It was here too that the landscape was moulded most insistently to the needs of the car. On the new suburban estates, streets curved into crescents and cul-de-sacs, designed to slow the speed of cars and offer refuge from traffic noise and pollution. Carports and garages, once awkward additions, now merged with the houses themselves. Along the divided carriageways of the suburbs' main roads, lined with used car lots and tyre dealers, a new kind of architecture - the drive-in - appeared. In 1954 the first drive-in cinema opened on Burwood Highway. In 1957 the Oakleigh Motel, the city's first, appeared on Dandenong Road. Busy crossroads, like the intersection of Burwood and Springvale roads, became the favourite sites for mammoth drive-in hotels, like the Burvale. In 1960 the first regional shopping centre, Chadstone, was opened by Myer near the spot, at the intersection of Warrigal and Dandenong roads, which the company's American consultants had identified as the epicentre of the automobile suburbs. In 1971 the city's first McDonald's restaurant opened on Springvale Road and in 1977 the first 7-Eleven convenience store began on Warrigal Road. Like the automobile itself, these were the product of a suburban society defined by the desire for speed, mobility and instant gratification.
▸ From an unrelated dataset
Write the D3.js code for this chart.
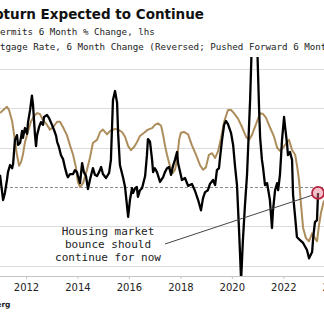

The pinnacle of these developments was a new type of highway, recently imported from America, the freeway. Since the early 1950s visiting experts, such as Los Angeles Chief Planner William Bennett, who visited Melbourne at the Myers' invitation in 1953, had been holding up American innovations in highway design as a pattern for Melbourne to follow. In 1964 a conference 'Living with the Motor Car', hosted by the RACV, heard British and American experts debate the path that Melbourne should take, but it was the American model that seemed to win most converts. The Melbourne Transportation Plan, unveiled in 1969, claimed to seek a 'balance' between private and public transport, but its scheme for more than 300 miles (500 km) of urban freeways, many through inner-city neighbourhoods or along environmentally sensitive creek and river valleys, provoked vigorous community protest. In 1974 the Hamer Government modified the proposal, cutting the most politically sensitive components, but many of its components were later realised as components of the Western Ringroad, the private tollroad, CityLink, the Scoresby Bypass or roads such as the Eastern Freeway-Tullamarine Freeway link, which are still no more than a gleam in the highway planners' eye.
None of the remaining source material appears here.